The chiesa di San Salvatore di Ognissanti, or more simply chiesa di Ognissanti (/it/; "Church of All Saints"), (Note: It gives its name to the borgo, one of the traditional divisions of Florence.) is a Franciscan church located on the eponymous piazza in central Florence, region of Tuscany, Italy. Founded by the lay order of the Umiliati, the church was dedicated to all saints and martyrs, known and unknown.

The church is the burial place of the famous Early Renaissance painter, Sandro Botticelli, as well as of Age of Discovery-era explorer Amerigo Vespucci, from whom the name "America" is derived.

== History ==
It was completed originally during the 1250s. Around 1627, the church was almost completely rebuilt in Baroque-style by the architect Bartolomeo Pettirossi. Soon after that, a new façade (1637) was erected using designs by Matteo Nigetti, (Note: It was restored in 1872.) that conserved the glazed terracotta lunette above the doorway that, while resembling the work of Della Robbia, now is attributed to Benedetto Buglioni. Ognissanti was among the first examples of Baroque architecture to penetrate this city during the Renaissance. Its three reversed orders of pilasters enclose niches and windows with elaborate cornices. To the left of the façade is a campanile of thirteenth and fourteenth century construction.

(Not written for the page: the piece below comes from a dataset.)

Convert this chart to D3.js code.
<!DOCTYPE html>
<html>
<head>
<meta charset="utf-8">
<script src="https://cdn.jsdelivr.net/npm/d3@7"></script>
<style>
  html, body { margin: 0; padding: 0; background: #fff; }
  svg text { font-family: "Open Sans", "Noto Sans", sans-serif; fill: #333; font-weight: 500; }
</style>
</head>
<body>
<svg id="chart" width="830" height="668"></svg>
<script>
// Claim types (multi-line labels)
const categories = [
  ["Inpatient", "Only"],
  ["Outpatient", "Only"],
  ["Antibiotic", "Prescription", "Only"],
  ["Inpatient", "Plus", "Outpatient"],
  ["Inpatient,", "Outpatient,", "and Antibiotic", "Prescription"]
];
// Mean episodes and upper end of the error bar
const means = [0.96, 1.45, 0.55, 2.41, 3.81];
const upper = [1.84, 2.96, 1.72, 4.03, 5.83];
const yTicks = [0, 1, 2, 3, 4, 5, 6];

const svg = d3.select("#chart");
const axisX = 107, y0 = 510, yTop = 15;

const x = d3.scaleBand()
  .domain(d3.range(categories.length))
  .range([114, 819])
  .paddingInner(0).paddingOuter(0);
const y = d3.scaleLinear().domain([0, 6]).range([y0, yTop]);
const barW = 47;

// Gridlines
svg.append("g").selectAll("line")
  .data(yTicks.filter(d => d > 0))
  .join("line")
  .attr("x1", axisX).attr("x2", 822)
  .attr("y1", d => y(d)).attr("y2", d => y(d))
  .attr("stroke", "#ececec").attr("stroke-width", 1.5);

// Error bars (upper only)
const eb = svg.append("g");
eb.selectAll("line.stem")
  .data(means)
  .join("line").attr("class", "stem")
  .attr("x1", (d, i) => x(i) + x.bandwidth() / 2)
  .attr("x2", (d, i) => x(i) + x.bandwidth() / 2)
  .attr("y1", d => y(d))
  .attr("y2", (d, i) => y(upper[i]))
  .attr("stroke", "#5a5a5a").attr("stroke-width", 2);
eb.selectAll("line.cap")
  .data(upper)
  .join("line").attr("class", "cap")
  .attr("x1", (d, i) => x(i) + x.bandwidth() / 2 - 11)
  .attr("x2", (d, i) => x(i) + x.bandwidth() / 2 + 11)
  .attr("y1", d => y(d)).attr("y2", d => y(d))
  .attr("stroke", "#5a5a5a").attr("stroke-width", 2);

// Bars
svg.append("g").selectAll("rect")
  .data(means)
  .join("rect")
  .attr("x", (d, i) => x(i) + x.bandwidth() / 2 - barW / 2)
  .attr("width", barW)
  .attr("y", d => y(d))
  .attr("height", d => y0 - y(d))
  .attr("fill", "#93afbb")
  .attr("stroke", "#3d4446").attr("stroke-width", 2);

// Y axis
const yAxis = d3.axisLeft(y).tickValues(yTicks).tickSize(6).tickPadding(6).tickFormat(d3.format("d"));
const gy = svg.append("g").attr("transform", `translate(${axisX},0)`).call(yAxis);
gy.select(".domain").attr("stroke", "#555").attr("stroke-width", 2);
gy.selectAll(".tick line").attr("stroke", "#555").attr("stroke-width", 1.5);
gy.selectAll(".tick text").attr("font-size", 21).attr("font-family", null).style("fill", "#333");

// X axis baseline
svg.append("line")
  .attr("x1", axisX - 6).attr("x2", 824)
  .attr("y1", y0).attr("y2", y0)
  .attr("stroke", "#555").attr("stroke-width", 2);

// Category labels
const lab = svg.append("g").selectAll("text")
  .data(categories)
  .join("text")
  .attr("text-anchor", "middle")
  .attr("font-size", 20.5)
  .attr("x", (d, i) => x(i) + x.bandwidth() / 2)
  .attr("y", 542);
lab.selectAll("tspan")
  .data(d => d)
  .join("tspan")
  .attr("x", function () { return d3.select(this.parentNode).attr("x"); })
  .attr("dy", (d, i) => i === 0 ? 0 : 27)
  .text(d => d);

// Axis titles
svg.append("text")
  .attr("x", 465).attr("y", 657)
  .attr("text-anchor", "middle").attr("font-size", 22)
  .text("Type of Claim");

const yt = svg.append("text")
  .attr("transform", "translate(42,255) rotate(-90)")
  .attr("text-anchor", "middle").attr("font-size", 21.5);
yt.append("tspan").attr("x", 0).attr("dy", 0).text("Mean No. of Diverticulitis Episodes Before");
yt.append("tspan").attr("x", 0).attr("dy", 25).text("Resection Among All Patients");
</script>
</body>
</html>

The Umiliati, by the dedication and probity of the lay brothers and sisters, gained a reputation in Florence, and dedicated works of art began to accumulate in their severely simple church. For example, Giotto's celebrated Madonna and Child with angels (c. 1310) was painted for the high altar. (Note: Giotto's Madonna and child are now in the Uffizi.) A twenty-first century project to clean the Crucifix now in the left transept has led to this work being attributed to Giotto also. (Note: The paintings on panels, always considered noteworthy, had been considered a work of Giotto's followers ("scuola giottesca").)

During the sixteenth century, the Umiliati declined in power. In 1571, the Franciscan order assumed control of the church. They were able to bring to the church precious relics, such as a robe of St Francis of Assisi.

In the early seventeenth-century, the interior was remodeled in Baroque style and the apse was rebuilt with a pietre dure high altar (Note: Built to a design by Jacopo Ligorio.) and a sotto in su perspective painting (1770) on the vaulted nave ceiling. Fifteenth-century frescoes by Domenico Ghirlandaio and Sandro Botticelli were preserved in the nave; Botticelli is buried in the church (Note: A small round stone in a chapel of the right transept marks his resting-place.) near his beloved Simonetta Vespucci. Botticelli's fresco of St. Augustine in His Study faces across the nave of the chapel with Ghirlandaio's St. Jerome in His Study; both were executed contemporaneously in 1480.

Ghirlandaio also frescoed a version of the Last Supper in the refectory that is located between the two cloisters and now is a museum. This fresco likely influenced Leonardo da Vinci's later work in Milan.

In the Vespucci chapel, a fresco by Domenico Ghirlandaio with his brother David, depicting the Madonna della Misericordia protecting members of the Vespucci family (c. 1472), is reputed to include the portrait of Amerigo Vespucci as a child. When Amerigo first encountered a bay in what now is Brazil, he named it "San Salvatore di Ognissanti", in Portuguese "San Salvador de Todos os Santos": this is the origin of the name of the city of Salvador and of Bahia de Todos os Santos.

Above the door to the sacristy is a crucifix in wood by Veit Stoss.